Nadine y otras primeras damas con vocación de compartir poder
Nadine y otras primeras damas con vocación de compartir poder
Fernando Vivas

A Carlos Neuhaus (1926-2012) lo hechizaron. Mientras más mandonas y metiches, más las amaba/odiaba. Conversé con él a propósito de Anita Fernandini de Naranjo, designada por la Junta Militar como alcaldesa de Lima en 1963, hito relativo del arribo de la mujer a la escena pública, pues Anita era en exceso pía y conservadora. Neuhaus me arrobó con su erudición en lo que él llamaba ‘petit histoire’: la comidilla de cómo los poderosos compartieron revueltas y destierros, buen y mal gobierno, con sus mujeres.

Su favorita, por bruja, fue Francisca Zubiaga Bernales ‘La Mariscala’, esposa de Agustín Gamarra, quien, en el paroxismo de la guerra de caudillos, develó, a caballo y vestida de hombre, una de las tantas sublevaciones que mereció su marido. Cuando este se ausentaba para pelear en alguno de los frentes del Perú en trance, ella hacía de las suyas en Lima. Echó a disparos al vicepresidente Antonio Gutiérrez de la Fuente y envió matones a dar una paliza al periodista Juan Calorio. No se excedió más, porque murió muy joven, a los 31, un par de años luego de dejar marido y gobierno.
 
Ni malas ni tontas 
‘La Mariscala’ es un extremo épico y patético del poder de la mujer de un presidente. Se brincó todos los preceptos democráticos en una época que no estaba para mucho protocolo.

En el otro extremo, el de la autocontención, Juana Pérez, esposa de Felipe Salaverry (gobernó, a duras penas, entre 1835 y 1836), dejó para la historiografía del Perú republicano una dramática correspondencia donde le pregunta a su marido por sus batallas perdidas en provincias y le cuenta de las crisis que padece, paciente, en Lima. Se le lee sagaz pero reprimida. En una carta dramática, le dice al presidente, en testimonio de los dolores que acarrea el poder: “No hay animal más ingrato y desagradecido que el hombre, empezando por ti”. Felipe fue fusilado.

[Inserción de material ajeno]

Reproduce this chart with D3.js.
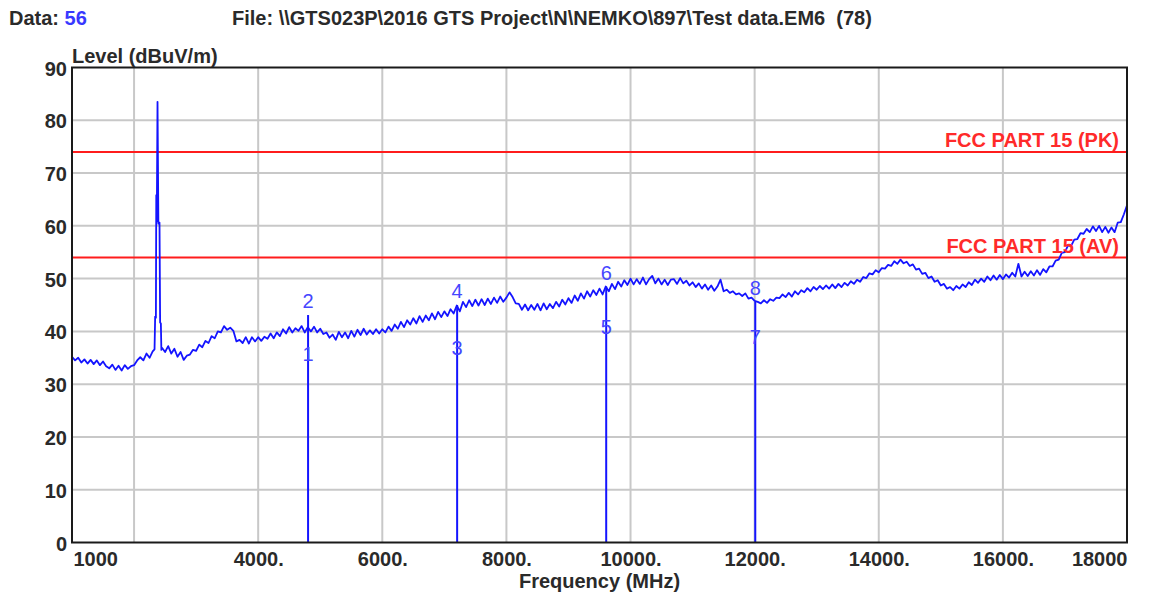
<!DOCTYPE html>
<html>
<head>
<meta charset="utf-8">
<script src="https://cdn.jsdelivr.net/npm/d3@7"></script>
<style>
  html, body { margin: 0; padding: 0; background: #ffffff; }
  svg { display: block; font-family: "Liberation Sans", Arial, sans-serif; }
</style>
</head>
<body>
<svg id="chart" width="1152" height="597"></svg>
<script>
// Sweep settings (MHz)
const sweepStart = 1000;
const sweepStep = 50;

// Measured level per sweep point, dBuV/m (1000 ... 18000 MHz, 50 MHz step)
const sweepLevels = [
  35.2, 34.5, 35.0, 34.1, 34.7, 33.9, 34.6, 33.8, 34.5, 33.6, 34.3, 33.4, 33.0, 33.7, 32.7, 33.5, 32.6, 33.6, 32.9, 33.4,
  33.6, 34.5, 35.1, 34.5, 35.8, 35.0, 36.2, 36.3, 36.4, 36.9, 36.1, 37.2, 35.8, 36.7, 35.2, 36.1, 34.6, 35.4, 35.6, 36.5,
  36.3, 37.5, 37.0, 38.2, 37.8, 39.1, 38.7, 40.0, 39.8, 41.0, 40.3, 40.7, 40.1, 38.1, 38.4, 37.8, 38.9, 37.7, 38.9, 38.1,
  38.9, 38.2, 39.0, 38.6, 39.6, 38.7, 39.8, 39.1, 40.4, 39.6, 40.8, 39.8, 40.6, 40.1, 41.0, 39.8, 40.8, 40.0, 40.9, 39.8,
  40.5, 39.5, 39.8, 38.8, 39.4, 38.4, 39.9, 38.9, 39.8, 38.7, 40.1, 39.0, 40.3, 39.3, 40.5, 39.4, 40.2, 39.5, 40.4, 39.6,
  40.4, 39.8, 40.9, 40.1, 41.3, 40.5, 41.8, 40.8, 42.1, 41.3, 42.5, 41.5, 42.9, 41.8, 43.0, 42.1, 43.4, 42.3, 43.7, 42.7,
  43.8, 42.9, 44.2, 43.4, 44.9, 43.8, 45.6, 44.6, 45.9, 44.8, 46.0, 44.9, 46.1, 45.0, 46.2, 45.2, 46.4, 45.4, 46.6, 45.6,
  46.4, 47.4, 46.5, 45.3, 45.2, 44.1, 45.1, 44.0, 45.0, 44.1, 45.2, 44.0, 45.3, 44.2, 45.2, 44.4, 45.6, 44.7, 46.0, 45.1,
  46.3, 45.4, 46.8, 45.8, 47.2, 46.2, 47.6, 46.6, 47.8, 46.9, 48.1, 47.0, 48.5, 47.6, 49.0, 48.0, 49.4, 48.5, 49.7, 48.8,
  50.0, 48.9, 49.9, 49.0, 50.2, 48.9, 49.9, 50.5, 49.1, 50.0, 48.9, 49.8, 48.8, 49.8, 49.9, 49.0, 50.1, 49.1, 49.6, 48.7,
  49.3, 48.4, 49.1, 48.1, 48.9, 47.9, 48.7, 47.7, 48.5, 49.8, 47.6, 47.9, 47.3, 47.6, 47.0, 47.2, 46.7, 47.2, 46.2, 46.4,
  45.8, 45.6, 45.3, 45.9, 45.4, 46.1, 45.8, 46.4, 46.3, 47.0, 46.5, 47.3, 46.6, 47.6, 47.0, 47.8, 47.4, 48.2, 47.6, 48.4,
  47.9, 48.6, 48.0, 48.7, 48.1, 48.9, 48.2, 49.0, 48.4, 49.2, 48.7, 49.5, 49.0, 49.8, 49.4, 50.3, 50.1, 51.0, 50.8, 51.6,
  51.2, 52.0, 51.9, 52.6, 52.4, 53.3, 52.8, 53.6, 52.9, 53.2, 52.4, 52.7, 51.7, 51.9, 50.9, 51.1, 50.1, 50.4, 49.4, 49.7,
  48.7, 49.0, 48.1, 48.4, 47.8, 48.6, 48.1, 48.9, 48.4, 49.3, 48.8, 49.8, 49.2, 50.0, 49.4, 50.4, 49.7, 50.6, 49.8, 50.7,
  49.9, 50.8, 50.2, 51.1, 50.4, 52.8, 50.4, 51.3, 50.5, 51.4, 50.6, 51.6, 50.7, 51.8, 51.2, 52.3, 52.3, 53.4, 53.6, 54.9,
  55.0, 56.3, 56.2, 57.4, 57.5, 58.6, 58.5, 59.4, 58.8, 59.9, 59.0, 60.0, 58.8, 59.8, 58.7, 59.7, 58.8, 60.6, 60.7, 62.2,
  63.9
];

// 2.4 GHz carrier, captured at finer resolution: [MHz, dBuV/m]
const carrierTrace = [
  [2330, 36.6], [2340, 42.8], [2352, 42.6], [2358, 65.8], [2366, 60.8], [2378, 83.5],
  [2392, 60.4], [2410, 60.6], [2420, 41.7], [2432, 41.5], [2440, 36.5]
];

// Harmonic markers: frequency, peak reading, average reading
const markerFreqs = [4804, 7206, 9608, 12010];
const markerPeak  = [43.1, 45.0, 48.5, 45.6];
const markerAvg   = [35.8, 36.9, 40.9, 39.0];

// Limit lines
const limitNames  = ["FCC PART 15 (PK)", "FCC PART 15 (AV)"];
const limitLevels = [74, 54];

// Axis ticks
const xTickValues = [1000, 4000, 6000, 8000, 10000, 12000, 14000, 16000, 18000];
const xGridValues = [2000, 4000, 6000, 8000, 10000, 12000, 14000, 16000];
const yTickValues = [0, 10, 20, 30, 40, 50, 60, 70, 80, 90];

const svg = d3.select("#chart");
const plot = { left: 72, right: 1127, top: 67.5, bottom: 542.5 };

const x = d3.scaleLinear().domain([1000, 18000]).range([plot.left, plot.right]);
const y = d3.scaleLinear().domain([0, 90]).range([plot.bottom, plot.top]);

const textColor = "#2a2a2a";
const blue = "#1414ff";
const fs = 20;

// Header
const header = svg.append("text")
  .attr("x", 9).attr("y", 25)
  .attr("font-size", fs).attr("font-weight", "bold").attr("fill", textColor);
header.append("tspan").text("Data: ");
header.append("tspan").attr("fill", "#3838ff").text("56");

svg.append("text")
  .attr("x", 232).attr("y", 25)
  .attr("font-size", fs).attr("font-weight", "bold").attr("fill", textColor)
  .attr("xml:space", "preserve")
  .text("File: \\\\GTS023P\\2016 GTS Project\\N\\NEMKO\\897\\Test data.EM6  (78)");

// Grid
const grid = svg.append("g");
grid.selectAll("line.v").data(xGridValues).join("line")
  .attr("x1", d => x(d)).attr("x2", d => x(d))
  .attr("y1", plot.top).attr("y2", plot.bottom)
  .attr("stroke", "#c8c8c8").attr("stroke-width", 2);
grid.selectAll("line.h").data(yTickValues.slice(1, -1)).join("line")
  .attr("x1", plot.left).attr("x2", plot.right)
  .attr("y1", d => y(d)).attr("y2", d => y(d))
  .attr("stroke", "#c8c8c8").attr("stroke-width", 2);

// Limit lines
const limits = svg.append("g");
limitLevels.forEach(lv => {
  limits.append("line")
    .attr("x1", plot.left).attr("x2", plot.right)
    .attr("y1", y(lv)).attr("y2", y(lv))
    .attr("stroke", "#ff1c1c").attr("stroke-width", 2);
});

// Trace
const sweep = sweepLevels.map((v, i) => [sweepStart + i * sweepStep, v]);
const cLo = carrierTrace[0][0], cHi = carrierTrace[carrierTrace.length - 1][0];
const trace = sweep.filter(d => d[0] < cLo || d[0] > cHi)
  .concat(carrierTrace)
  .sort((a, b) => a[0] - b[0]);

const line = d3.line().x(d => x(d[0])).y(d => y(d[1]));
svg.append("path")
  .datum(trace)
  .attr("d", line)
  .attr("fill", "none")
  .attr("stroke", blue)
  .attr("stroke-width", 1.8)
  .attr("stroke-linejoin", "round");

// Markers
const mk = svg.append("g");
markerFreqs.forEach((f, i) => {
  mk.append("line")
    .attr("x1", x(f)).attr("x2", x(f))
    .attr("y1", y(0)).attr("y2", y(markerPeak[i]))
    .attr("stroke", blue).attr("stroke-width", 2);
  mk.append("text")
    .attr("x", x(f)).attr("y", y(markerPeak[i]) - 7)
    .attr("text-anchor", "middle")
    .attr("font-size", fs).attr("fill", "#4646ff")
    .text(2 * i + 2);
  mk.append("text")
    .attr("x", x(f)).attr("y", y(markerAvg[i]) + 7)
    .attr("text-anchor", "middle")
    .attr("font-size", fs).attr("fill", "#4646ff")
    .text(2 * i + 1);
});

// Limit labels (drawn above the trace)
limitLevels.forEach((lv, i) => {
  svg.append("text")
    .attr("x", plot.right - 8).attr("y", y(lv) - 5)
    .attr("text-anchor", "end")
    .attr("font-size", fs).attr("font-weight", "bold")
    .attr("fill", "#ff2a2a")
    .text(limitNames[i]);
});

// Frame
svg.append("rect")
  .attr("x", plot.left).attr("y", plot.top)
  .attr("width", plot.right - plot.left).attr("height", plot.bottom - plot.top)
  .attr("fill", "none").attr("stroke", "#1a1a1a").attr("stroke-width", 2);

// Axes
const xAxis = d3.axisBottom(x)
  .tickValues(xTickValues)
  .tickSize(0).tickPadding(9)
  .tickFormat(d => (d === 1000 || d === 18000) ? String(d) : d + ".");
const gx = svg.append("g")
  .attr("transform", `translate(0,${plot.bottom})`)
  .call(xAxis);
gx.select(".domain").remove();
gx.selectAll("text")
  .attr("font-size", fs).attr("font-weight", "bold").attr("fill", textColor)
  .attr("font-family", "Liberation Sans, Arial, sans-serif")
  .attr("text-anchor", d => d === 1000 ? "start" : d === 18000 ? "end" : "middle")
  .attr("dx", d => d === 1000 ? 1 : 0);

const yAxis = d3.axisLeft(y)
  .tickValues(yTickValues)
  .tickSize(0).tickPadding(5);
const gy = svg.append("g")
  .attr("transform", `translate(${plot.left},0)`)
  .call(yAxis);
gy.select(".domain").remove();
gy.selectAll("text")
  .attr("font-size", fs).attr("font-weight", "bold").attr("fill", textColor)
  .attr("font-family", "Liberation Sans, Arial, sans-serif")
  .attr("dy", "0.38em");

// Axis titles
svg.append("text")
  .attr("x", plot.left).attr("y", 63)
  .attr("font-size", fs).attr("font-weight", "bold").attr("fill", textColor)
  .text("Level (dBuV/m)");

svg.append("text")
  .attr("x", (plot.left + plot.right) / 2).attr("y", 588)
  .attr("text-anchor", "middle")
  .attr("font-size", fs).attr("font-weight", "bold").attr("fill", textColor)
  .text("Frequency (MHz)");
</script>
</body>
</html>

Más tiempo de pasiva compañía al lado del poder tuvo doña Francisca Diez Canseco, en los tres gobiernos de su esposo Ramón Castilla. No tuvo hijos con él pero adoptó a los varios que este tuvo fuera y durante su matrimonio. La historia pasó a su costado, como pasó a la mayoría de esposas en un país que tardó hasta 1955 en promulgar la ley del voto femenino.